Display case, Richmond Library foyer; works by Anne-Marie Randall

Kissing the Moon, a painting loaded with symbolic objects. The central motif is a modelled skull in high key tints detailed with blue linear shading to enhance the facial features; this treatment of the pictorial suggests to me a brooding sense of time past, but through the artist's management of the application of paint plus her complicated push pull effect of the central motif relative to the decorative use of the field on the canvas, a successful painting has been produced. I think this picture, the most expensive in the show and with good reason, has the ability to resonate with our feelings far beyond which any words can describe.

Kissing the Moon, acrylic on canvas, 61 x 76 cm, 2003, by Anne-Marie Randall

The Dream is a text based piece and I wonder why Anne-Marie has chosen to use text when she is so gifted in both technical ability and pictorial structural effects. The ten year gap between these two works may shed some light on the fact of an ever restless artist always striving to better practise within a contemporary confine.

The Dream, mixed media on canvas, 41 x 81 cm, 2013, by Anne-Marie Randall

Two other favourite pieces of mine are Small Heart Bowl and New Years Eve.

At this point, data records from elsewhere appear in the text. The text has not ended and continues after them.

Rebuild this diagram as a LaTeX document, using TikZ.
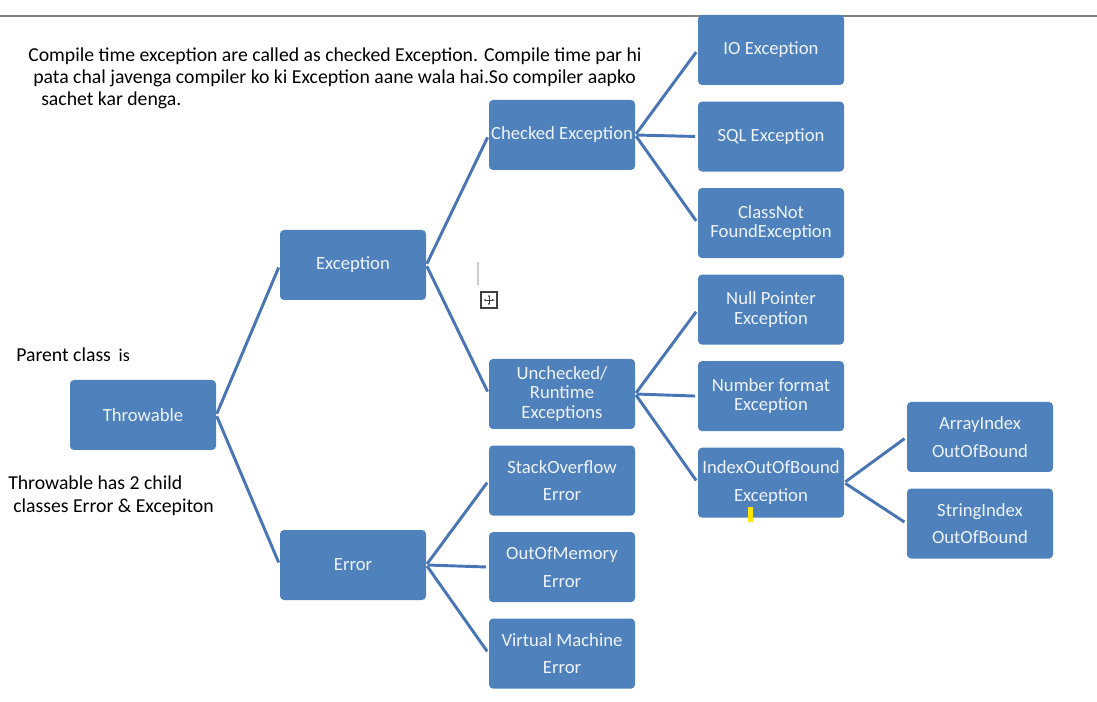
\documentclass[tikz,border=0pt]{standalone}
\usepackage{fontspec}
\setmainfont{Carlito}
\usetikzlibrary{positioning}
\usetikzlibrary{arrows.meta}
\definecolor{boxblue}{HTML}{4F81BD}
\definecolor{lineblue}{HTML}{4A75B5}
\definecolor{boxtext}{HTML}{EEF3FA}

\begin{document}
\begin{tikzpicture}[
    x=0.75pt, y=-0.75pt,
    node distance=12pt,
    box/.style={rectangle, rounded corners=3pt, fill=boxblue, text=boxtext, minimum width=109.5pt, minimum height=52.5pt, align=center, inner sep=1pt, font=\fontsize{14}{14.75}\selectfont},
    link/.style={draw=lineblue, line width=2.2pt, shorten <=1pt, shorten >=2pt},
    note/.style={inner sep=0pt, anchor=west, align=left, font=\fontsize{14.8}{17.25}\selectfont}
]
\useasboundingbox (0,0) rectangle (1097,702);

% Top rule
\draw[gray, line width=1.2pt] (0,16) -- (1097,16);

% Nodes
\node[box] (throwable) at (143,415) {Throwable};
\node[box] (exception) at (353,265) {Exception};
\node[box] (error) at (353,565) {Error};

\node[box] (checked) at (562,135) {Checked Exception};
\node[box] (unchecked) at (562,394) {Unchecked/\\Runtime\\Exceptions};
\node[box, below=of unchecked] (stack) {StackOverflow\\[6pt]Error};
\node[box, below=of stack] (memory) {OutOfMemory\\[6pt]Error};
\node[box, below=of memory] (vm) {Virtual Machine\\[6pt]Error};

\node[box] (io) at (771,50) {IO Exception};
\node[box, below=of io] (sql) {SQL Exception};
\node[box, below=of sql] (classnot) {ClassNot\\FoundException};
\node[box, below=of classnot] (nullptr) {Null Pointer\\Exception};
\node[box, below=of nullptr] (numfmt) {Number format\\Exception};
\node[box, below=of numfmt] (index) {IndexOutOfBound\\[6pt]Exception};

\node[box] (arrayidx) at (980,437) {ArrayIndex\\[6pt]OutOfBound};
\node[box, below=of arrayidx] (stringidx) {StringIndex\\[6pt]OutOfBound};

% Connectors
\foreach \from/\to in {throwable/exception, throwable/error,
    exception/checked, exception/unchecked,
    error/stack, error/memory, error/vm,
    checked/io, checked/sql, checked/classnot,
    unchecked/nullptr, unchecked/numfmt, unchecked/index,
    index/arrayidx, index/stringidx}
    \draw[link] (\from.east) -- (\to.west);

% Notes
\node[note, anchor=north west, font=\fontsize{14.8}{16.5}\selectfont] (compile) at (28,48) {Compile time exception are called as checked Exception. Compile time par hi\\
    \hspace*{3.75pt}pata chal javenga compiler ko ki Exception aane wala hai.So compiler aapko\\
    \hspace*{9.75pt}sachet kar denga.};
\node[note] (parent) at (16,355) {Parent class \,{\fontsize{13.5}{15}\selectfont is}};
\node[note] (child) at (8,496) {Throwable has 2 child\\\hspace*{3.75pt}classes Error \& Excepiton};

% Screen marks
\draw[gray!40, line width=1.5pt] (478,262) -- (478,285);
\draw[darkgray, line width=1pt] (481,292) rectangle (497,308);
\draw[darkgray, line width=0.6pt, {Stealth[length=2pt]}-{Stealth[length=2pt]}] (483.5,300) -- (494.5,300);
\draw[darkgray, line width=0.6pt, {Stealth[length=2pt]}-{Stealth[length=2pt]}] (489,294.5) -- (489,305.5);
\fill[yellow!90!orange] (748,507) rectangle (753,522);

\end{tikzpicture}
\end{document}
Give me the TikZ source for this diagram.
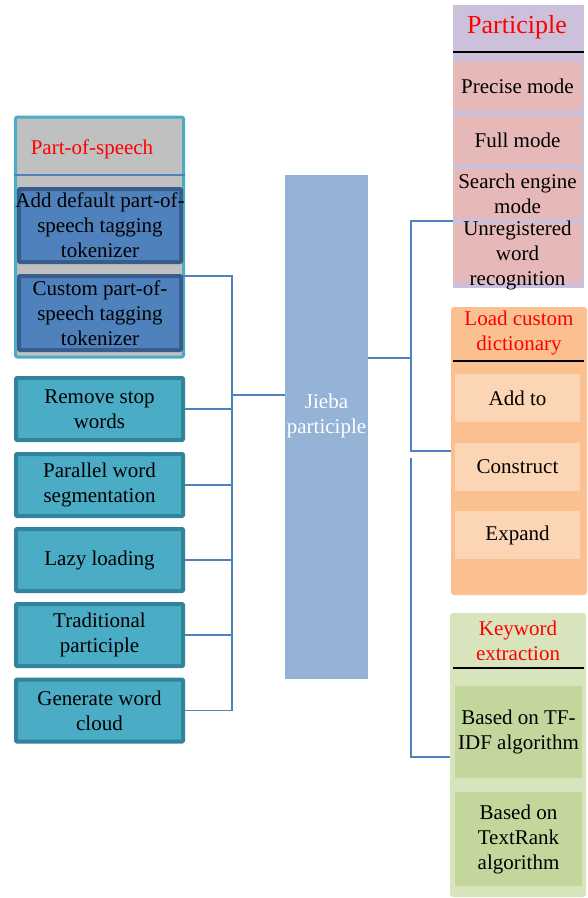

Small Heart Bowl just because I love small objects plus the wonderful red glaze used to highlight one of the heart shapes within the carousel of symbols adorning the outside wall of this little vessel.

New Years Eve, mixed media on canvas, 76 x 50.5 cm, 2010, by Anne-Marie Randall

New Years Eve because this painting, strange as it is, has the ability to engage with the viewer at an instant. The image enhanced by its title as we understand the all encompassing wonderful times when we love for love's sake.

I encourage you all to see this exhibition before 26 August 2013.